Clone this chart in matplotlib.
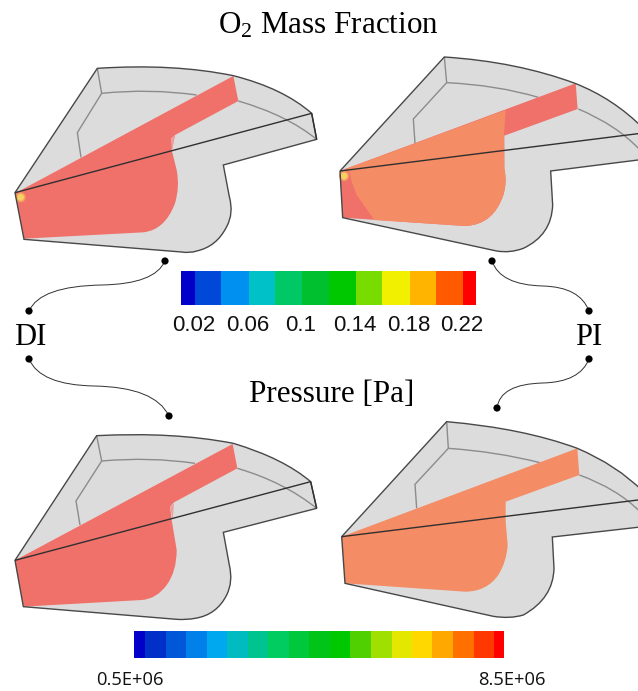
import matplotlib
matplotlib.use("Agg")
import matplotlib.pyplot as plt
from matplotlib.path import Path
from matplotlib.patches import PathPatch, Rectangle, Circle

W, H = 638, 691
GREY = "#dcdcdc"
EDGE = "#484848"
INNER = "#8c8c8c"
RED = "#f0706a"
ORANGE = "#f48c66"

# top left, DI O2
A_OFF = (0, 50)
A_OUT = [(45, 428), (292, 55), ((520, 40), (700, 77)), ((850, 115), (935, 190)), (950, 268), (670, 345),
         (688, 440), ((702, 490), (680, 530)), ((650, 590), (590, 603)), ((570, 610), (545, 606)), (72, 568)]
A_FRONT = [(45, 428), (935, 190), (950, 268)]
A_INNER = [[(292, 55), (305, 130), (232, 248), (243, 322)],
           [(305, 130), ((450, 115), (590, 135))],
           [(715, 153), ((860, 195), (950, 268))]]
A_FILL = [(45, 430), (700, 78), (715, 153), (525, 255), (515, 300), (530, 360), ((540, 410), (525, 460)),
          ((495, 540), (430, 547)), (72, 566)]
A_PALE = [(512, 265), (525, 255), (516, 305)]
A_DOT = (62, 442)

# top right, PI O2
B_OFF = (330, 45)
B_OUT = [(30, 378), (343, 36), ((560, 50), (735, 115)), ((850, 160), (940, 250)), (940, 343), (662, 378),
         (668, 480), ((665, 570), (580, 610)), ((540, 625), (500, 618)), (38, 518)]
B_FRONT = [(30, 378), (940, 264)]
B_INNER = [[(343, 36), (350, 113), (250, 222), (255, 295)],
           [(350, 113), ((500, 120), (625, 157))],
           [(745, 192), ((860, 240), (930, 315))]]
B_FILL = [(30, 378), (737, 115), (743, 192), (523, 272), (523, 370), ((532, 410), (520, 450)),
          ((490, 540), (405, 543)), (38, 518)]
B_MID = [(45, 372), (527, 195), (522, 272), (523, 370), ((532, 410), (520, 450)), ((490, 540), (405, 543)),
         (133, 525), (80, 450), (65, 410), (60, 385)]
B_DOT = (42, 393)

# bottom left, DI pressure
C_OFF = (0, 425)
C_OUT = [(45, 406), (290, 32), ((520, 20), (700, 55)), ((850, 100), (932, 170)), (950, 250), (670, 322),
         (688, 420), ((700, 470), (680, 510)), ((650, 570), (585, 580)), ((560, 585), (530, 583)), (70, 545)]
C_FRONT = [(45, 406), (932, 170), (950, 250)]
C_INNER = [[(290, 32), (305, 108), (228, 228), (240, 300)],
           [(305, 108), ((450, 95), (585, 115))],
           [(712, 130), ((850, 170), (950, 250))]]
C_FILL = [(45, 406), (698, 57), (712, 130), (522, 232), (510, 245), (515, 285), (530, 375),
          ((530, 440), (500, 480)), ((470, 522), (425, 525)), (70, 545)]
C_PALE = [(510, 245), (522, 235), (518, 285)]

# bottom right, PI pressure
D_OFF = (330, 415)
D_OUT = [(35, 365), (350, 20), ((580, 40), (742, 100)), ((860, 150), (940, 230)), (940, 335), (667, 366),
         (672, 460), ((670, 550), (580, 600)), ((540, 612), (490, 604)), (45, 505)]
D_FRONT = [(35, 365), (940, 253)]
D_INNER = [[(350, 20), (355, 100), (255, 208), (260, 280)],
           [(355, 100), ((500, 110), (630, 143))],
           [(748, 180), ((860, 220), (930, 290))]]
D_FILL = [(35, 365), (742, 100), (748, 180), (527, 260), (527, 320), (533, 390), ((530, 440), (505, 480)),
          ((470, 530), (405, 530)), (45, 505)]

# colour bars
O2_EDGES = [181, 195, 221, 249, 275, 302, 329, 356, 382, 410, 436, 463, 476]
O2_COLORS = ["#0000c8", "#0048d8", "#0090f0", "#00c0c8", "#00c864", "#00c030",
             "#00c800", "#78dc00", "#f0f000", "#ffb400", "#ff5a00", "#ff0000"]
O2_TICKS = ["0.02", "0.06", "0.1", "0.14", "0.18", "0.22"]
O2_TICK_X = [194, 248, 301, 355, 409, 462]

P_EDGES = [134, 145, 166, 186, 207, 227, 248, 268, 289, 309, 330, 350, 371, 392, 412, 432, 453, 474, 494, 504]
P_COLORS = ["#0000c8", "#0030c8", "#0058d8", "#0080e8", "#00a8f0", "#00bcc0", "#00c490", "#00cc60", "#00c83c",
            "#00c418", "#00c800", "#50d000", "#a0e000", "#e4e800", "#ffd800", "#ffa800", "#ff7000", "#ff3800",
            "#ff0000"]
P_TICKS = ["0.5E+06", "8.5E+06"]
P_TICK_X = [130, 512]

# connector curves, start then (control, end) pairs
CONNECTORS = [[(165, 261), ((155, 284), (102, 285)), ((40, 286), (29, 311))],
              [(29, 359), ((40, 385), (94, 386)), ((155, 387), (169, 416))],
              [(492, 261), ((500, 285), (543, 286)), ((580, 287), (589, 311))],
              [(589, 359), ((580, 382), (543, 383)), ((500, 384), (497, 408))]]


def make_path(points, offset=(0, 0), scale=3.0, close=False):
    verts, codes = [], []

    def conv(p):
        return (offset[0] + p[0] / scale, offset[1] + p[1] / scale)

    for i, p in enumerate(points):
        if isinstance(p[0], tuple):
            verts += [conv(p[0]), conv(p[1])]
            codes += [Path.CURVE3, Path.CURVE3]
        else:
            verts.append(conv(p))
            codes.append(Path.MOVETO if i == 0 else Path.LINETO)
    if close:
        verts.append(verts[0])
        codes.append(Path.CLOSEPOLY)
    return Path(verts, codes)


def draw_panel(ax, off, out, front, inner, fill, fill_color):
    ax.add_patch(PathPatch(make_path(out, off, close=True), fc=GREY, ec="none", zorder=1))
    for line in inner:
        ax.add_patch(PathPatch(make_path(line, off), fc="none", ec=INNER, lw=1.0, zorder=2))
    ax.add_patch(PathPatch(make_path(fill, off, close=True), fc=fill_color, ec="none", zorder=3))
    ax.add_patch(PathPatch(make_path(out, off, close=True), fc="none", ec=EDGE, lw=1.0, zorder=5))
    ax.add_patch(PathPatch(make_path(front, off), fc="none", ec="#303030", lw=1.0, zorder=5))


def draw_hot_spot(ax, off, pos):
    x, y = off[0] + pos[0] / 3, off[1] + pos[1] / 3
    ax.add_patch(Circle((x, y), 5.0, fc="#f4a060", ec="none", zorder=4))
    ax.add_patch(Circle((x, y), 3.4, fc="#f6d060", ec="none", zorder=4))


def draw_bar(ax, edges, colors, y0, y1):
    for left, right, c in zip(edges[:-1], edges[1:], colors):
        ax.add_patch(Rectangle((left, y0), right - left, y1 - y0, fc=c, ec="none", zorder=3))


fig = plt.figure(figsize=(W / 100, H / 100), dpi=100)
ax = fig.add_axes([0, 0, 1, 1])
ax.set_xlim(0, W)
ax.set_ylim(H, 0)
ax.axis("off")
plt.rcParams["mathtext.default"] = "regular"

draw_panel(ax, A_OFF, A_OUT, A_FRONT, A_INNER, A_FILL, RED)
ax.add_patch(PathPatch(make_path(A_PALE, A_OFF, close=True), fc="#eda09c", ec="none", zorder=3))
draw_hot_spot(ax, A_OFF, A_DOT)

draw_panel(ax, B_OFF, B_OUT, B_FRONT, B_INNER, B_FILL, RED)
ax.add_patch(PathPatch(make_path(B_MID, B_OFF, close=True), fc=ORANGE, ec="none", zorder=3))
draw_hot_spot(ax, B_OFF, B_DOT)

draw_panel(ax, C_OFF, C_OUT, C_FRONT, C_INNER, C_FILL, RED)
ax.add_patch(PathPatch(make_path(C_PALE, C_OFF, close=True), fc="#eda09c", ec="none", zorder=3))

draw_panel(ax, D_OFF, D_OUT, D_FRONT, D_INNER, D_FILL, ORANGE)

draw_bar(ax, O2_EDGES, O2_COLORS, 271, 305)
draw_bar(ax, P_EDGES, P_COLORS, 631, 658)

for curve in CONNECTORS:
    ax.add_patch(PathPatch(make_path(curve, scale=1.0), fc="none", ec="#303030", lw=0.7, zorder=2))
    for end in (curve[0], curve[-1][1]):
        ax.add_patch(Circle(end, 3.6, fc="black", ec="none", zorder=6))

serif = ["Liberation Serif", "DejaVu Serif"]
ax.text(328, 26, "O$_2$ Mass Fraction", family=serif, fontsize=22.4, ha="center", va="center")
ax.text(332, 394, "Pressure [Pa]", family=serif, fontsize=22.4, ha="center", va="center")
ax.text(30, 337, "DI", family=serif, fontsize=22, ha="center", va="center")
ax.text(589, 337, "PI", family=serif, fontsize=22, ha="center", va="center")

for label, x in zip(O2_TICKS, O2_TICK_X):
    ax.text(x, 325.5, label, family="Liberation Sans", fontsize=16, ha="center", va="center", color="#111111")
for label, x in zip(P_TICKS, P_TICK_X):
    ax.text(x, 680, label, family="Open Sans", fontsize=13.2, ha="center", va="center", color="#111111")

fig.savefig("out.png", dpi=100)
plt.close()
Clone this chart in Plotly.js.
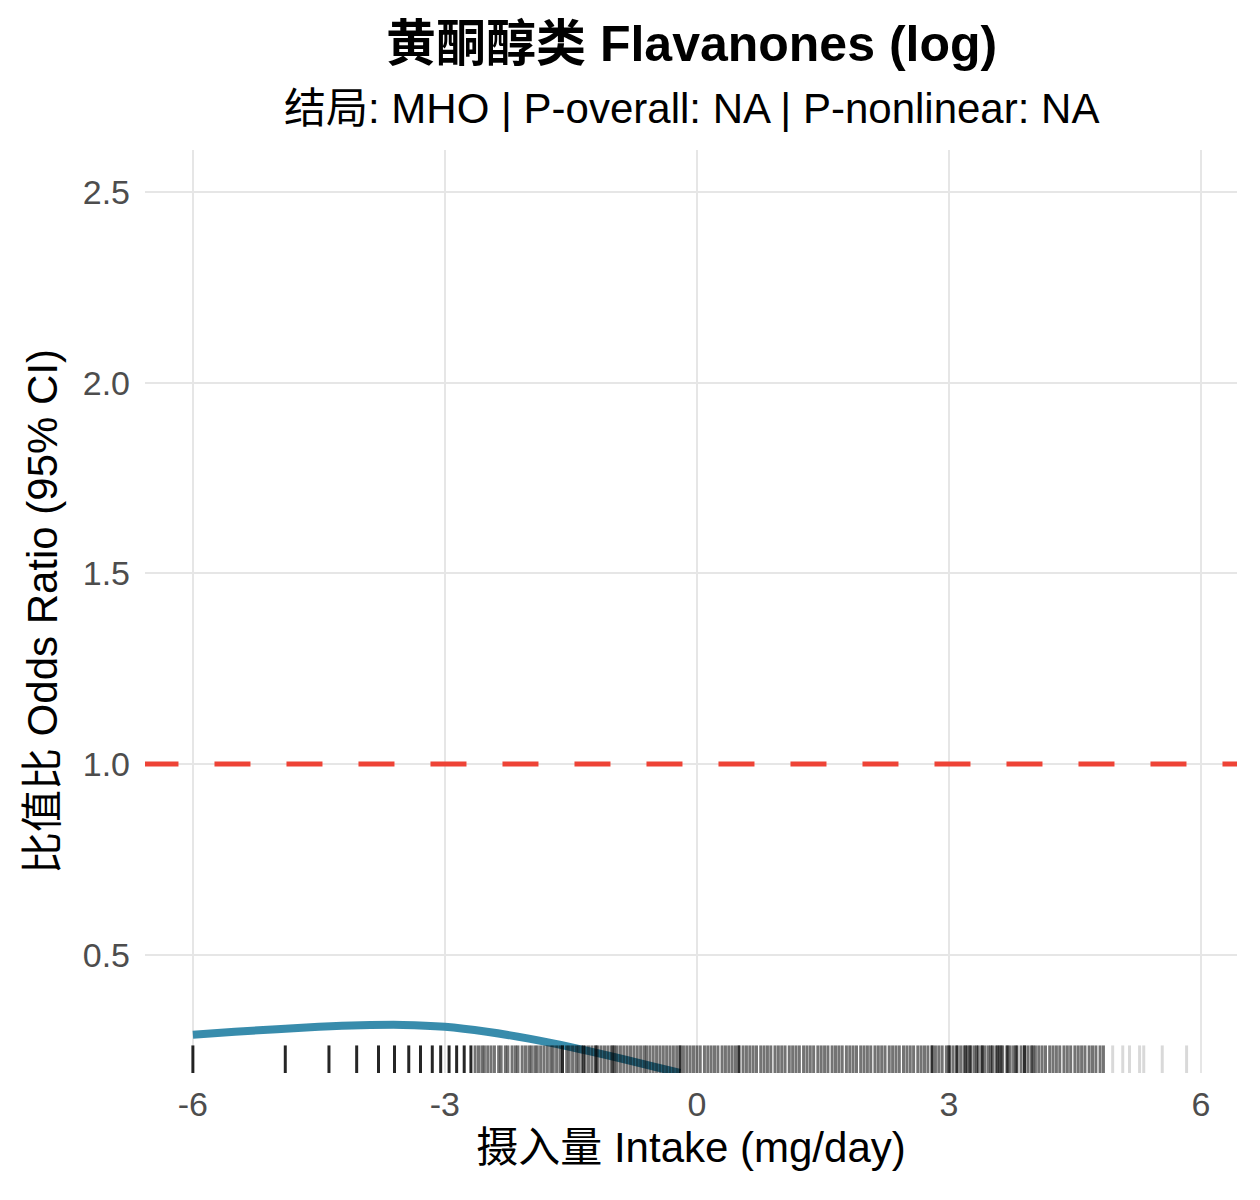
══════════
## Instructions for the task
Repeat exactly the lines from the first line of the records above through the line containing "A_DOT = (62, 442)", both included. Leave out the pictures.

## Correct output
Clone this chart in matplotlib.
import matplotlib
matplotlib.use("Agg")
import matplotlib.pyplot as plt
from matplotlib.path import Path
from matplotlib.patches import PathPatch, Rectangle, Circle

W, H = 638, 691
GREY = "#dcdcdc"
EDGE = "#484848"
INNER = "#8c8c8c"
RED = "#f0706a"
ORANGE = "#f48c66"

# top left, DI O2
A_OFF = (0, 50)
A_OUT = [(45, 428), (292, 55), ((520, 40), (700, 77)), ((850, 115), (935, 190)), (950, 268), (670, 345),
         (688, 440), ((702, 490), (680, 530)), ((650, 590), (590, 603)), ((570, 610), (545, 606)), (72, 568)]
A_FRONT = [(45, 428), (935, 190), (950, 268)]
A_INNER = [[(292, 55), (305, 130), (232, 248), (243, 322)],
           [(305, 130), ((450, 115), (590, 135))],
           [(715, 153), ((860, 195), (950, 268))]]
A_FILL = [(45, 430), (700, 78), (715, 153), (525, 255), (515, 300), (530, 360), ((540, 410), (525, 460)),
          ((495, 540), (430, 547)), (72, 566)]
A_PALE = [(512, 265), (525, 255), (516, 305)]
A_DOT = (62, 442)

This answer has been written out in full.